In 1 Corinthians 12, Paul explains that it is God’s Holy Spirit who has formed us into this body (v.13) according to the desire and purpose of God (v.18). In other words, we do not choose whether to be a part of a local church, it is God’s will for each of us. Obedience to Christ requires that we be faithfully committed to a local church, as we cannot simply declare ourselves to be separate from the body (v.15-16), nor do we have a right to choose our place in the body (v.17-19). Neither is their room for an attitude of superiority toward others we deem “less honorable” than ourselves in the church (v.21-24). In fact, Paul says that there is mutual benefit to all who participate in the ministry of the body of Christ. With such diversity, one would assume that conflict would dominate, but when we practice genuine care and concern for one another within the church there is unity (v.25-26).
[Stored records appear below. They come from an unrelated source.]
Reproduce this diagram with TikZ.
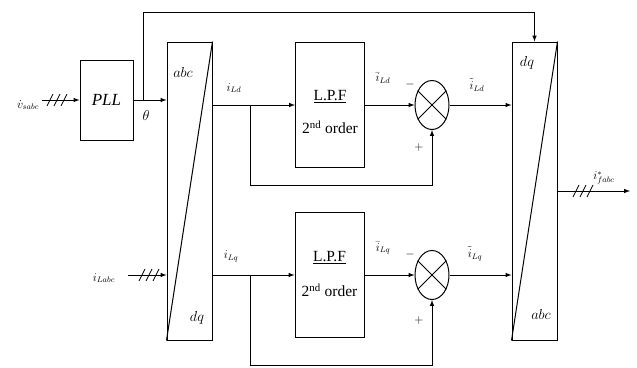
\documentclass[tikz,border=0pt]{standalone}
\usepackage{fontspec}
\setmainfont{Liberation Serif}
\usepackage{amsmath}
\usetikzlibrary{shapes,arrows,positioning}

\begin{document}
\begin{tikzpicture}[
    x=1pt, y=-1pt,
    font=\fontsize{11.5}{13}\selectfont,
    line width=1pt, >=latex,
    block/.style={rectangle, draw, inner sep=0pt},
    trans/.style={rectangle, draw, minimum width=45pt, minimum height=298pt, inner sep=0pt},
    lpfbox/.style={rectangle, draw, minimum width=69pt, minimum height=125pt, inner sep=0pt},
    mixer/.style={ellipse, draw, minimum width=34pt, minimum height=49pt, inner sep=0pt},
    lbl/.style={inner sep=0.5pt},
    big/.style={inner sep=0.5pt, font=\fontsize{15.5}{18}\selectfont},
    axis/.style={inner sep=0.5pt, font=\fontsize{13.5}{15}\selectfont}
]
\useasboundingbox (0,0) rectangle (637,367);

% Blocks
\node[block, minimum width=53pt, minimum height=80pt, font=\fontsize{17}{19}\selectfont] (pll) at (106.5,100) {\textit{PLL}};
\node[trans] (abcdq) at (189.5,191) {};
\node[trans] (dqabc) at (534.5,191) {};
\node[lpfbox] (lpfd) at (330,104.5) {};
\node[lpfbox] (lpfq) at (329.5,275) {};
\node[mixer] (sumd) at (432,105) {};
\node[mixer] (sumq) at (432,275) {};

% Transform diagonals and labels
\draw (abcdq.south west) -- (abcdq.north east);
\draw (dqabc.south west) -- (dqabc.north east);
\node[axis] at (183,72) {$abc$};
\node[axis] at (197,318) {$dq$};
\node[axis] at (527,63) {$dq$};
\node[axis] at (541,314) {$abc$};

% Filter texts
\node[big] at (lpfd.center) [yshift=8pt] {\underline{L.P.F}};
\node[big] at (lpfd.center) [yshift=-23pt] {2\textsuperscript{nd} order};
\node[big] at (lpfq.center) [yshift=17pt] {\underline{L.P.F}};
\node[big] at (lpfq.center) [yshift=-15pt] {2\textsuperscript{nd} order};

% Mixer crosses
\foreach \s in {sumd,sumq} {
    \draw (\s.45) -- (\s.225);
    \draw (\s.135) -- (\s.315);
}

% Inputs
\coordinate (vin) at (42,100);
\coordinate (iin) at (128,275);
\draw[->] (vin) -- (pll.west);
\draw[->] (iin) -- (iin -| abcdq.west);
\node[lbl, anchor=east] at (vin) [xshift=-2pt,yshift=-5pt] {$\dot{v}_{sabc}$};
\node[lbl, anchor=east] at (iin) [xshift=-12pt,yshift=-3pt] {$i_{Labc}$};
\foreach \x in {50,57,64} \draw[line width=0.7pt] (\x-3,106) -- (\x+3,94);
\foreach \x in {142,149,156} \draw[line width=0.7pt] (\x-3,281) -- (\x+3,269);

% Angle path
\coordinate (thtap) at (143,100);
\coordinate (topline) at (143,12);
\draw[->] (pll.east) -- (pll.east -| abcdq.west);
\draw[->] (thtap) -- (topline) -| (dqabc.north);
\node[axis] at (146,115) {$\theta$};

% d axis
\coordinate (dtap) at (250,105);
\draw[->] (abcdq.east |- dtap) -- (dtap -| lpfd.west);
\draw[->] (dtap -| lpfd.east) -- (sumd.west);
\draw[->] (dtap) -- ++(0,80) -| (sumd.south);
\draw[->] (sumd.east) -- (sumd.east -| dqabc.west);
\node[lbl] at (234,88) {$i_{Ld}$};
\node[lbl] at (383,78) {$\bar{i}_{Ld}$};
\node[lbl] at (477,85) {$\tilde{i}_{Ld}$};
\node[lbl] at (410,84) {$-$};
\node[lbl] at (419,147) {$+$};

% q axis
\coordinate (qtap) at (250,275);
\draw[->] (abcdq.east |- qtap) -- (qtap -| lpfq.west);
\draw[->] (qtap -| lpfq.east) -- (sumq.west);
\draw[->] (qtap) -- ++(0,90) -| (sumq.south);
\draw[->] (sumq.east) -- (sumq.east -| dqabc.west);
\node[lbl] at (231,256) {$i_{Lq}$};
\node[lbl] at (383,248) {$\bar{i}_{Lq}$};
\node[lbl] at (475,254) {$\tilde{i}_{Lq}$};
\node[lbl] at (410,254) {$-$};
\node[lbl] at (419,320) {$+$};

% Output
\coordinate (fout) at (630,191);
\draw[->] (dqabc.east) -- (fout);
\foreach \x in {576,583,590} \draw[line width=0.7pt] (\x-3,197) -- (\x+3,185);
\node[lbl] at (604,178) {$i^{*}_{fabc}$};

\end{tikzpicture}
\end{document}
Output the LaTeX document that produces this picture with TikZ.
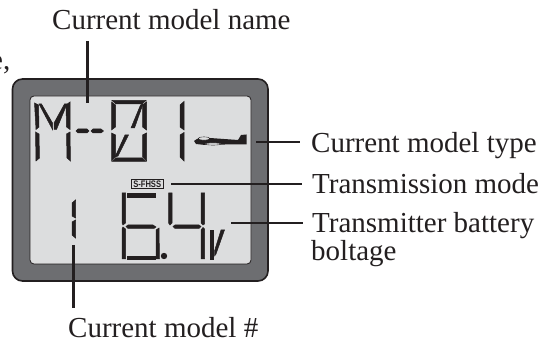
\documentclass[tikz,border=0pt]{standalone}
\usepackage{fontspec}
\usepackage{graphicx}
\setmainfont{Liberation Serif}
\newfontfamily\lcdfont{Liberation Sans}
\definecolor{casegray}{HTML}{6D6E71}
\definecolor{screengray}{HTML}{DCDDDE}
\definecolor{ink}{HTML}{231F20}
\begin{document}
\begin{tikzpicture}[x=1pt,y=-1pt,
  lbl/.style={inner sep=0pt,anchor=base west,font=\fontsize{29}{31}\selectfont,text=ink},
  leader/.style={draw=ink,line width=2.4pt},
  seg/.style={fill=ink,draw=ink,line width=0.5pt}]
\useasboundingbox (0,0) rectangle (550,342);
\fill[white] (0,0) rectangle (550,342);
% case
\filldraw[fill=casegray,draw=ink,line width=1.6pt,rounded corners=10pt] (12.5,79) rectangle (268,281);
\filldraw[fill=screengray,draw=ink,line width=0.8pt,rounded corners=4pt] (30,96) rectangle (251,264);
% M
\path[seg] (34.5,103)--(38.5,105)--(39,127)--(36,129.5)--cycle;
\path[seg] (35.5,132)--(39,134)--(39.5,158)--(36,161)--cycle;
\path[seg] (66,105)--(70,102)--(70,129.5)--(66.5,127)--cycle;
\path[seg] (66.5,134)--(70,132)--(70.5,161)--(67,158)--cycle;
\path[seg] (39,104)--(41.5,104)--(52.5,123)--(52.5,129.5)--cycle;
\path[seg] (64.5,104)--(67,104)--(56.5,129.5)--(54,129.5)--(54,123)--cycle;
% dashes
\path[seg] (76,131)--(78,129)--(87,129)--(89,131)--(87,133)--(78,133)--cycle;
\path[seg] (91,131)--(93,129)--(101,129)--(103.5,131)--(101,133)--(93,133)--cycle;
% 0
\path[seg] (112,100.5)--(146,100.5)--(142,104)--(116,104)--cycle;
\path[seg] (111.5,102)--(115.5,105)--(115.5,127)--(111.5,130)--cycle;
\path[seg] (111.5,133)--(115.5,135)--(115.5,157)--(111.5,161)--cycle;
\path[seg] (146.5,102)--(142.5,105)--(142.5,127)--(146.5,130)--cycle;
\path[seg] (146.5,133)--(142.5,135)--(142.5,157)--(146.5,161)--cycle;
\path[seg] (112,161.5)--(116,158)--(142,158)--(146,161.5)--cycle;
\path[seg] (140.5,105)--(143,104)--(134.5,128)--(131,128)--cycle;
\path[seg] (125,135)--(128.5,135)--(118,156)--(115,157)--cycle;
% 1
\path[seg] (184,101.5)--(184,130)--(180,127)--(180,105)--cycle;
\path[seg] (184,132.5)--(184,161)--(180,157)--(180,135)--cycle;
% plane
\fill[ink] (194,141)--(197,139)--(210,138)--(238,140)--(241,135)--(246.5,134.5)--(246.5,144.5)--(225,144.5)--(205,145)--(196,144)--cycle;
\filldraw[fill=screengray,draw=ink,line width=0.4pt] (204,138.5) ellipse (6 and 1.6);
\filldraw[fill=screengray,draw=ink,line width=0.4pt] (213,144) ellipse (8 and 1.1);
% S-FHSS
\filldraw[fill=screengray,draw=ink,line width=0.7pt] (131.5,179.5) rectangle (163,188.5);
\node[inner sep=0pt,text=ink,font=\lcdfont\bfseries\fontsize{9.5}{10}\selectfont] (mode) at (147.2,184) {\scalebox{0.8}[1]{S-FHSS}};
% small 1
\path[seg] (75.5,200)--(75.5,218)--(72,216)--(72,203)--cycle;
\path[seg] (75.5,220)--(75.5,238)--(72,235)--(72,222)--cycle;
% 6
\path[seg] (127,193)--(155,193)--(155,197)--(127,197)--cycle;
\path[seg] (122,193)--(125.5,193)--(125.5,223)--(123,225)--(122,223)--cycle;
\path[seg] (122,229)--(123,227)--(125.5,229)--(125.5,259)--(122,259)--cycle;
\path[seg] (126,226.5)--(128,225)--(153,225)--(156,227)--(154,228.5)--(128,228.5)--cycle;
\path[seg] (156,230)--(159,228)--(159.5,259)--(156,259)--cycle;
\path[seg] (127,256)--(155,256)--(155,259.5)--(127,259.5)--cycle;
\fill[ink] (164,256) circle (3.2);
% 4
\path[seg] (168.5,193)--(172,193)--(172,223)--(170,225)--(168.5,223)--cycle;
\path[seg] (173,226.5)--(175,225)--(199,225)--(201,226.5)--(199,228.5)--(175,228.5)--cycle;
\path[seg] (201,193)--(204.5,193)--(204.5,224)--(203,225)--(201,223)--cycle;
\path[seg] (201,230)--(203,227.5)--(204.5,229)--(204.5,259)--(201,259)--cycle;
% V
\path[seg] (210,230)--(213,230)--(213,259)--(210,259)--cycle;
\path[seg] (221,230)--(224.5,230)--(216,254)--(214.5,256)--(214.5,251)--cycle;
% anchors for connectors
\coordinate (nameA) at (87.5,41);
\coordinate (nameB) at (87.5,103);
\coordinate (typeA) at (256,142);
\coordinate (typeB) at (300,142);
\coordinate (modeA) at (171,184);
\coordinate (modeB) at (302,184);
\coordinate (batA) at (231,223);
\coordinate (batB) at (303,223);
\coordinate (numA) at (73.5,245);
\coordinate (numB) at (73.5,308);
\draw[leader] (nameA)--(nameB);
\draw[leader] (typeA)--(typeB);
\draw[leader] (modeA)--(modeB);
\draw[leader] (batA)--(batB);
\draw[leader] (numA)--(numB);
% labels
\node[lbl] (t1) at (52,30) {Current model name};
\node[lbl] (t2) at (311,153) {Current model type};
\node[lbl] (t3) at (312,194) {Transmission mode};
\node[lbl] (t4) at (312,233) {Transmitter battery};
\node[lbl] (t5) at (311,261) {boltage};
\node[lbl] (t6) at (68,338) {Current model \#};
\node[lbl,anchor=base east] (t7) at (10.5,70) {e,};
\end{tikzpicture}
\end{document}
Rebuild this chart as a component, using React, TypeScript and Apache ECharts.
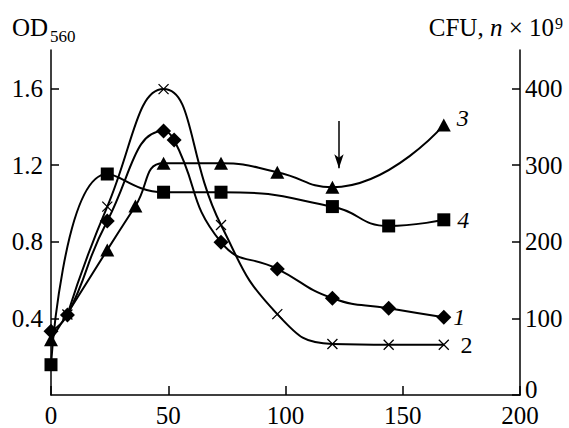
import React, { useEffect, useRef } from "react";
import * as echarts from "echarts";

const leftTicks = [0.4, 0.8, 1.2, 1.6];
const rightTicks = [0, 100, 200, 300, 400];

// series 1 – diamonds
const curve1: number[][] = [
  [0, 0.332], [7, 0.418], [24, 0.908], [48, 1.377], [52.5, 1.33],
  [72.5, 0.797], [96.5, 0.658], [120, 0.505], [144, 0.453], [167.5, 0.406],
];
// series 2 – crosses
const curve2: number[][] = [
  [7, 0.42], [24, 0.983], [48, 1.596], [72.5, 0.887], [96.5, 0.422],
  [120, 0.266], [144, 0.262], [167.5, 0.262],
];
// series 3 – triangles
const curve3: number[][] = [
  [0, 0.288], [24, 0.757], [36, 0.986], [48, 1.209],
  [72.5, 1.209], [96.5, 1.162], [120, 1.084], [167.5, 1.409],
];
// series 4 – squares
const curve4: number[][] = [
  [0, 0.158], [24, 1.153], [48, 1.058], [72.5, 1.058],
  [120, 0.983], [144, 0.882], [167.5, 0.914],
];
const curveNames = ["1", "2", "3", "4"];
const arrowStart = [122.8, 1.43];
const arrowEnd = [122.8, 1.183];

const FONT = "'Liberation Serif', 'DejaVu Serif', serif";
const CROSS = "path://M0,0L10,10M10,0L0,10";

function withEndLabel(pts: number[][], name: string, extra: any) {
  return pts.map((p, i) =>
    i === pts.length - 1
      ? {
          value: p,
          label: {
            show: true,
            formatter: name,
            position: "right",
            color: "#000",
            fontFamily: FONT,
            fontSize: 24,
            ...extra,
          },
        }
      : { value: p }
  );
}

export default function App() {
  const ref = useRef<HTMLDivElement>(null);
  useEffect(() => {
    if (!ref.current) return;
    const chart = echarts.init(ref.current, null, { renderer: "svg" });
    const axisLine = { show: true, lineStyle: { color: "#000", width: 1.5 } };
    const lineBase = {
      type: "line",
      smooth: 0.5,
      lineStyle: { color: "#000", width: 2 },
      z: 3,
    };
    chart.setOption({
      animation: false,
      backgroundColor: "#fff",
      grid: { left: 51, right: 49, top: 50, bottom: 31 },
      xAxis: {
        type: "value",
        min: 0,
        max: 200,
        interval: 50,
        axisLine,
        axisTick: { show: true, inside: true, length: 9, lineStyle: { color: "#000", width: 1.5 } },
        axisLabel: { color: "#000", fontFamily: FONT, fontSize: 25, margin: 8 },
        splitLine: { show: false },
      },
      yAxis: [
        {
          type: "value",
          min: 0,
          max: 1.8,
          position: "left",
          axisLine,
          axisTick: {
            show: true,
            inside: true,
            length: 8,
            customValues: leftTicks,
            lineStyle: { color: "#000", width: 1.5 },
          },
          axisLabel: {
            color: "#000",
            fontFamily: FONT,
            fontSize: 25,
            margin: 8,
            customValues: leftTicks,
            formatter: (v: number) => v.toFixed(1),
          },
          splitLine: { show: false },
        },
        {
          type: "value",
          min: 0,
          max: 450,
          position: "right",
          axisLine,
          axisTick: {
            show: true,
            inside: true,
            length: 8,
            customValues: rightTicks,
            lineStyle: { color: "#000", width: 1.5 },
          },
          axisLabel: {
            color: "#000",
            fontFamily: FONT,
            fontSize: 25,
            margin: 5,
            customValues: rightTicks,
            formatter: (v: number) => (v === 0 ? "{z|0}" : String(v)),
            rich: {
              z: { fontFamily: FONT, fontSize: 25, color: "#000", padding: [0, 0, 12, 0] },
            },
          },
          splitLine: { show: false },
        },
      ],
      graphic: [
        {
          type: "text",
          x: 12,
          y: 27,
          style: { text: "OD", fontFamily: FONT, fontSize: 25, fill: "#000", verticalAlign: "middle", align: "left" },
        },
        {
          type: "text",
          x: 50,
          y: 36,
          style: { text: "560", fontFamily: FONT, fontSize: 17, fill: "#000", verticalAlign: "middle", align: "left" },
        },
        {
          type: "text",
          x: 554,
          y: 27,
          style: {
            text: "CFU, {i|n} × 10",
            fontFamily: FONT,
            fontSize: 25,
            fill: "#000",
            verticalAlign: "middle",
            align: "right",
            rich: { i: { fontFamily: FONT, fontSize: 25, fontStyle: "italic", fill: "#000" } },
          },
        },
        {
          type: "text",
          x: 555,
          y: 23.5,
          style: { text: "9", fontFamily: FONT, fontSize: 16, fill: "#000", verticalAlign: "middle", align: "left" },
        },
      ],
      series: [
        {
          ...lineBase,
          name: curveNames[0],
          symbol: "diamond",
          symbolSize: 15,
          itemStyle: { color: "#000" },
          data: withEndLabel(curve1, curveNames[0], { fontStyle: "italic", distance: 2 }),
        },
        {
          ...lineBase,
          name: curveNames[1],
          symbol: CROSS,
          symbolSize: 10,
          itemStyle: { color: "rgba(0,0,0,0)", borderColor: "#000", borderWidth: 1.3 },
          data: withEndLabel(curve2, curveNames[1], { distance: 11 }),
        },
        {
          ...lineBase,
          name: curveNames[2],
          symbol: "triangle",
          symbolSize: [14, 13],
          itemStyle: { color: "#000" },
          data: withEndLabel(curve3, curveNames[2], { fontStyle: "italic", distance: 6, offset: [0, -7] }),
          markLine: {
            silent: true,
            symbol: ["none", "arrow"],
            symbolSize: [7, 14],
            lineStyle: { color: "#000", width: 1.5, type: "solid" },
            label: { show: false },
            data: [[{ coord: arrowStart }, { coord: arrowEnd }]],
          },
        },
        {
          ...lineBase,
          name: curveNames[3],
          symbol: "rect",
          symbolSize: 13,
          itemStyle: { color: "#000" },
          data: withEndLabel(curve4, curveNames[3], { fontStyle: "italic", distance: 7 }),
        },
      ],
    });
    return () => chart.dispose();
  }, []);
  return (
    <div
      ref={ref}
      style={{ position: "fixed", left: 0, top: 0, width: 569, height: 428, background: "#fff" }}
    />
  );
}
It is God’s will for every Christian to be completely integrated into a local body of believers in such a way that separation would be more like dismemberment than forgetting to renew your Sam’s Club card. The gifts that the Holy Spirit gives are to be exercised within the local church in such a way that every member receives what he lacks, even as he ministers to the needs of another. The path to spiritual maturity for every believer goes through the church, and there are no exceptions. As imperfect people, imperfectly loving and serving other imperfect people, we can grow in “the unity of the faith and of the knowledge of the Son of God, to a perfect man, to the measure of the stature of the fullness of Christ.” (Eph. 4:13)
*This application of the image of dismemberment to the church is taken from a sermon by Dr. Timothy Jordan.